GOAL: Would it be possible to write out each entry below exactly, without the pictures?

EXTRACTED ENTRIES:
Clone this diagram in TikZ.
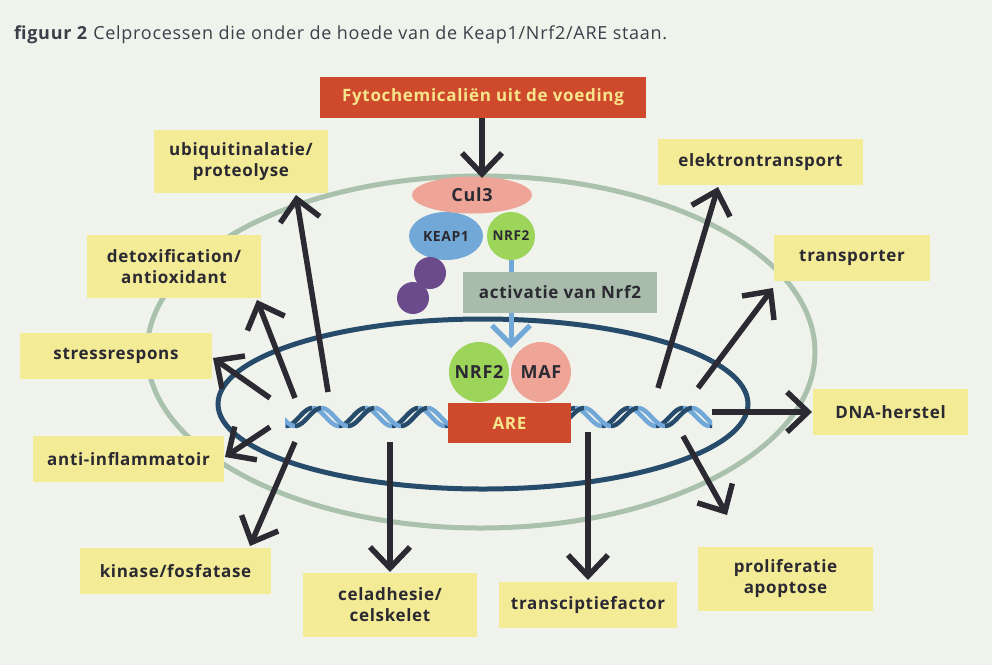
\documentclass[tikz,border=0pt]{standalone}
\usepackage{fontspec}
\setmainfont{Open Sans}[LetterSpace=4]
\usetikzlibrary{arrows.meta,shapes.geometric}
\definecolor{bg}{HTML}{F0F3EC}
\definecolor{ybox}{HTML}{F3EB96}
\definecolor{redbox}{HTML}{CF4A2D}
\definecolor{ytext}{HTML}{F6E58A}
\definecolor{outercol}{HTML}{A9C1AD}
\definecolor{navy}{HTML}{264B6B}
\definecolor{lblue}{HTML}{72A8D8}
\definecolor{salmon}{HTML}{EEA597}
\definecolor{lgreen}{HTML}{9DD45A}
\definecolor{purp}{HTML}{6B4B8C}
\definecolor{actbox}{HTML}{A9BCAB}
\definecolor{dk}{HTML}{2B2931}
\definecolor{titlecol}{HTML}{3E3E4A}
\begin{document}
\begin{tikzpicture}[x=1pt,y=-1pt,
  lbl/.style={font=\fontsize{17}{21}\selectfont\bfseries, text=dk, align=center, inner sep=0pt},
  ybx/.style={lbl, fill=ybox, minimum width=#1, minimum height=46pt},
  ybx/.default=180pt,
  arr/.style={draw=dk, line width=5.5pt, -{Straight Barb[sharp,length=21pt,width=40pt]}},
  blob/.style={inner sep=0pt, font=\fontsize{17}{20}\selectfont\bfseries, text=dk}]
\useasboundingbox (0,0) rectangle (992,665);
\fill[bg] (0,0) rectangle (992,665);
% title
\node[anchor=base west, inner sep=0pt, text=titlecol, font=\fontsize{18}{20}\selectfont] (title) at (14,39) {\textbf{figuur 2} Celprocessen die onder de hoede van de Keap1/Nrf2/ARE staan.};
% membranes
\draw[outercol, line width=5pt] (481,352) ellipse [x radius=334pt, y radius=176pt];
\draw[navy, line width=5pt] (483,404) ellipse [x radius=265pt, y radius=85pt];
% helix left
\begin{scope}
\clip (285,395) rectangle (448,440);
\foreach \s in {0,9}{
 \foreach \k in {-1,0,1,2,3}{
   \pgfmathsetmacro\xa{286+53*\k+\s}
   \pgfmathsetmacro\xb{\xa+26.5}
   \pgfmathsetmacro\xc{\xa+53}
   \draw[navy, line width=4.5pt] plot[domain=\xa:\xb, samples=16] (\x,{426-18*(sin(180*(\x-\xa)/53))^2});
   \draw[lblue, line width=4.5pt] plot[domain=\xb:\xc, samples=16] (\x,{426-18*(sin(180*(\x-\xa)/53))^2});
 }}
\end{scope}
% helix right
\begin{scope}
\clip (571,395) rectangle (712,440);
\foreach \s in {0,9}{
 \foreach \k in {-1,0,1,2,3}{
   \pgfmathsetmacro\xa{548+54*\k+\s}
   \pgfmathsetmacro\xb{\xa+27}
   \pgfmathsetmacro\xc{\xa+54}
   \draw[navy, line width=4.5pt] plot[domain=\xa:\xb, samples=16] (\x,{426-18*(sin(180*(\x-\xa)/54))^2});
   \draw[lblue, line width=4.5pt] plot[domain=\xb:\xc, samples=16] (\x,{426-18*(sin(180*(\x-\xa)/54))^2});
 }}
\end{scope}
% top complex
\node[blob, ellipse, fill=lblue, minimum width=74pt, minimum height=48pt, font=\fontsize{14}{15}\selectfont\bfseries] (keap) at (446,236) {KEAP1};
\node[blob, circle, fill=lgreen, minimum size=48pt, font=\fontsize{13.5}{15}\selectfont\bfseries] (nrfs) at (511,236) {NRF2};
\node[blob, ellipse, fill=salmon, minimum width=120pt, minimum height=37pt, font=\fontsize{18}{20}\selectfont\bfseries] (cul) at (472,195) {Cul3};
\node[circle, fill=purp, minimum size=32pt, inner sep=0pt] (pa) at (430,273) {};
\node[circle, fill=purp, minimum size=32pt, inner sep=0pt] (pb) at (413,298) {};
\coordinate (bluetip) at (511,348);
\draw[lblue, line width=5pt, -{Straight Barb[sharp,length=19pt,width=38pt]}] (nrfs.south) -- (bluetip);
\node[lbl, fill=actbox, minimum width=194pt, minimum height=41pt, font=\fontsize{17}{22}\selectfont\fontseries{sb}\selectfont] (act) at (560,292.5) {activatie van Nrf2};
\node[blob, circle, fill=lgreen, minimum size=60pt, font=\fontsize{18}{20}\selectfont\bfseries] (nrfb) at (479,372) {NRF2};
\node[blob, circle, fill=salmon, minimum size=60pt, font=\fontsize{18}{20}\selectfont\bfseries] (maf) at (541,372) {MAF};
\node[lbl, fill=redbox, text=ytext, minimum width=123pt, minimum height=40pt] (are) at (509.5,423) {ARE};
\node[lbl, fill=redbox, text=ytext, minimum width=326pt, minimum height=41pt] (fyto) at (483,97.5) {Fytochemicaliën uit de voeding};
% yellow boxes
\node[ybx=174pt, minimum height=63pt] (ubi) at (241,161.5) {ubiquitinalatie/\\proteolyse};
\node[ybx=174pt, minimum height=63pt] (detox) at (174,266.5) {detoxification/\\antioxidant};
\node[ybx=192pt] (stress) at (116,356) {stressrespons};
\node[ybx=191pt] (anti) at (128.5,459) {anti-inflammatoir};
\node[ybx=191pt] (kin) at (175.5,571) {kinase/fosfatase};
\node[ybx=174pt, minimum height=64pt] (cel) at (390,605) {celadhesie/\\celskelet};
\node[ybx=178pt] (trc) at (588,605) {transciptiefactor};
\node[ybx=175pt, minimum height=64pt] (prol) at (785.5,579) {proliferatie\\apoptose};
\node[ybx=205pt] (elek) at (760.5,162) {elektrontransport};
\node[ybx=156pt] (trp) at (852,258) {transporter};
\node[ybx=155pt] (dna) at (890.5,412) {DNA-herstel};
% arrow coordinates
\coordinate (cultop) at (482,178);
\coordinate (tU) at (328,392); \coordinate (eU) at (296,195);
\coordinate (tD) at (295,398); \coordinate (eD) at (257,300);
\coordinate (tS) at (270,398); \coordinate (eS) at (213,358);
\coordinate (tA) at (270,427); \coordinate (eA) at (225,457);
\coordinate (tK) at (295,442); \coordinate (eK) at (250,546);
\coordinate (tC) at (390,442); \coordinate (eC) at (390,572);
\coordinate (tT) at (588,432); \coordinate (eT) at (588,580);
\coordinate (tP) at (683,436); \coordinate (eP) at (727,515);
\coordinate (tN) at (712,412); \coordinate (eN) at (812,412);
\coordinate (tR) at (698,388); \coordinate (eR) at (773,288);
\coordinate (tE) at (658,388); \coordinate (eE) at (718,187);
\draw[arr] (fyto.south -| cultop) -- (cultop);
\draw[arr] (tU) -- (eU);
\draw[arr] (tD) -- (eD);
\draw[arr] (tS) -- (eS);
\draw[arr] (tA) -- (eA);
\draw[arr] (tK) -- (eK);
\draw[arr] (tC) -- (eC);
\draw[arr] (tT) -- (eT);
\draw[arr] (tP) -- (eP);
\draw[arr] (tN) -- (eN);
\draw[arr] (tR) -- (eR);
\draw[arr] (tE) -- (eE);
\end{tikzpicture}
\end{document}
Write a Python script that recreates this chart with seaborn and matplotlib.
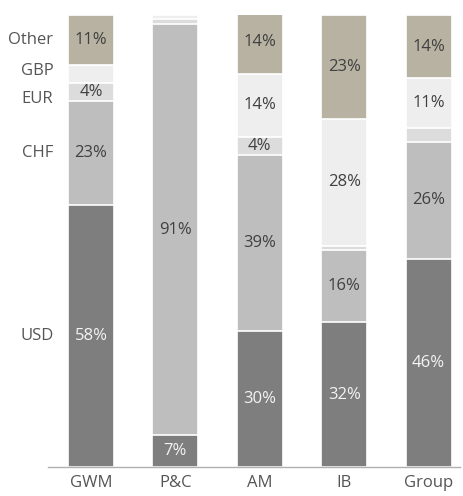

RESPONSE BELOW:
Clone this diagram in TikZ.
\documentclass[tikz,border=0pt]{standalone}
\usepackage{fontspec}
\setmainfont{Open Sans}[LetterSpace=4]
\usetikzlibrary{arrows.meta,shapes.geometric}
\definecolor{bg}{HTML}{F0F3EC}
\definecolor{ybox}{HTML}{F3EB96}
\definecolor{redbox}{HTML}{CF4A2D}
\definecolor{ytext}{HTML}{F6E58A}
\definecolor{outercol}{HTML}{A9C1AD}
\definecolor{navy}{HTML}{264B6B}
\definecolor{lblue}{HTML}{72A8D8}
\definecolor{salmon}{HTML}{EEA597}
\definecolor{lgreen}{HTML}{9DD45A}
\definecolor{purp}{HTML}{6B4B8C}
\definecolor{actbox}{HTML}{A9BCAB}
\definecolor{dk}{HTML}{2B2931}
\definecolor{titlecol}{HTML}{3E3E4A}
\begin{document}
\begin{tikzpicture}[x=1pt,y=-1pt,
  lbl/.style={font=\fontsize{17}{21}\selectfont\bfseries, text=dk, align=center, inner sep=0pt},
  ybx/.style={lbl, fill=ybox, minimum width=#1, minimum height=46pt},
  ybx/.default=180pt,
  arr/.style={draw=dk, line width=5.5pt, -{Straight Barb[sharp,length=21pt,width=40pt]}},
  blob/.style={inner sep=0pt, font=\fontsize{17}{20}\selectfont\bfseries, text=dk}]
\useasboundingbox (0,0) rectangle (992,665);
\fill[bg] (0,0) rectangle (992,665);
% title
\node[anchor=base west, inner sep=0pt, text=titlecol, font=\fontsize{18}{20}\selectfont] (title) at (14,39) {\textbf{figuur 2} Celprocessen die onder de hoede van de Keap1/Nrf2/ARE staan.};
% membranes
\draw[outercol, line width=5pt] (481,352) ellipse [x radius=334pt, y radius=176pt];
\draw[navy, line width=5pt] (483,404) ellipse [x radius=265pt, y radius=85pt];
% helix left
\begin{scope}
\clip (285,395) rectangle (448,440);
\foreach \s in {0,9}{
 \foreach \k in {-1,0,1,2,3}{
   \pgfmathsetmacro\xa{286+53*\k+\s}
   \pgfmathsetmacro\xb{\xa+26.5}
   \pgfmathsetmacro\xc{\xa+53}
   \draw[navy, line width=4.5pt] plot[domain=\xa:\xb, samples=16] (\x,{426-18*(sin(180*(\x-\xa)/53))^2});
   \draw[lblue, line width=4.5pt] plot[domain=\xb:\xc, samples=16] (\x,{426-18*(sin(180*(\x-\xa)/53))^2});
 }}
\end{scope}
% helix right
\begin{scope}
\clip (571,395) rectangle (712,440);
\foreach \s in {0,9}{
 \foreach \k in {-1,0,1,2,3}{
   \pgfmathsetmacro\xa{548+54*\k+\s}
   \pgfmathsetmacro\xb{\xa+27}
   \pgfmathsetmacro\xc{\xa+54}
   \draw[navy, line width=4.5pt] plot[domain=\xa:\xb, samples=16] (\x,{426-18*(sin(180*(\x-\xa)/54))^2});
   \draw[lblue, line width=4.5pt] plot[domain=\xb:\xc, samples=16] (\x,{426-18*(sin(180*(\x-\xa)/54))^2});
 }}
\end{scope}
% top complex
\node[blob, ellipse, fill=lblue, minimum width=74pt, minimum height=48pt, font=\fontsize{14}{15}\selectfont\bfseries] (keap) at (446,236) {KEAP1};
\node[blob, circle, fill=lgreen, minimum size=48pt, font=\fontsize{13.5}{15}\selectfont\bfseries] (nrfs) at (511,236) {NRF2};
\node[blob, ellipse, fill=salmon, minimum width=120pt, minimum height=37pt, font=\fontsize{18}{20}\selectfont\bfseries] (cul) at (472,195) {Cul3};
\node[circle, fill=purp, minimum size=32pt, inner sep=0pt] (pa) at (430,273) {};
\node[circle, fill=purp, minimum size=32pt, inner sep=0pt] (pb) at (413,298) {};
\coordinate (bluetip) at (511,348);
\draw[lblue, line width=5pt, -{Straight Barb[sharp,length=19pt,width=38pt]}] (nrfs.south) -- (bluetip);
\node[lbl, fill=actbox, minimum width=194pt, minimum height=41pt, font=\fontsize{17}{22}\selectfont\fontseries{sb}\selectfont] (act) at (560,292.5) {activatie van Nrf2};
\node[blob, circle, fill=lgreen, minimum size=60pt, font=\fontsize{18}{20}\selectfont\bfseries] (nrfb) at (479,372) {NRF2};
\node[blob, circle, fill=salmon, minimum size=60pt, font=\fontsize{18}{20}\selectfont\bfseries] (maf) at (541,372) {MAF};
\node[lbl, fill=redbox, text=ytext, minimum width=123pt, minimum height=40pt] (are) at (509.5,423) {ARE};
\node[lbl, fill=redbox, text=ytext, minimum width=326pt, minimum height=41pt] (fyto) at (483,97.5) {Fytochemicaliën uit de voeding};
% yellow boxes
\node[ybx=174pt, minimum height=63pt] (ubi) at (241,161.5) {ubiquitinalatie/\\proteolyse};
\node[ybx=174pt, minimum height=63pt] (detox) at (174,266.5) {detoxification/\\antioxidant};
\node[ybx=192pt] (stress) at (116,356) {stressrespons};
\node[ybx=191pt] (anti) at (128.5,459) {anti-inflammatoir};
\node[ybx=191pt] (kin) at (175.5,571) {kinase/fosfatase};
\node[ybx=174pt, minimum height=64pt] (cel) at (390,605) {celadhesie/\\celskelet};
\node[ybx=178pt] (trc) at (588,605) {transciptiefactor};
\node[ybx=175pt, minimum height=64pt] (prol) at (785.5,579) {proliferatie\\apoptose};
\node[ybx=205pt] (elek) at (760.5,162) {elektrontransport};
\node[ybx=156pt] (trp) at (852,258) {transporter};
\node[ybx=155pt] (dna) at (890.5,412) {DNA-herstel};
% arrow coordinates
\coordinate (cultop) at (482,178);
\coordinate (tU) at (328,392); \coordinate (eU) at (296,195);
\coordinate (tD) at (295,398); \coordinate (eD) at (257,300);
\coordinate (tS) at (270,398); \coordinate (eS) at (213,358);
\coordinate (tA) at (270,427); \coordinate (eA) at (225,457);
\coordinate (tK) at (295,442); \coordinate (eK) at (250,546);
\coordinate (tC) at (390,442); \coordinate (eC) at (390,572);
\coordinate (tT) at (588,432); \coordinate (eT) at (588,580);
\coordinate (tP) at (683,436); \coordinate (eP) at (727,515);
\coordinate (tN) at (712,412); \coordinate (eN) at (812,412);
\coordinate (tR) at (698,388); \coordinate (eR) at (773,288);
\coordinate (tE) at (658,388); \coordinate (eE) at (718,187);
\draw[arr] (fyto.south -| cultop) -- (cultop);
\draw[arr] (tU) -- (eU);
\draw[arr] (tD) -- (eD);
\draw[arr] (tS) -- (eS);
\draw[arr] (tA) -- (eA);
\draw[arr] (tK) -- (eK);
\draw[arr] (tC) -- (eC);
\draw[arr] (tT) -- (eT);
\draw[arr] (tP) -- (eP);
\draw[arr] (tN) -- (eN);
\draw[arr] (tR) -- (eR);
\draw[arr] (tE) -- (eE);
\end{tikzpicture}
\end{document}
Write a Python script that recreates this chart with seaborn and matplotlib.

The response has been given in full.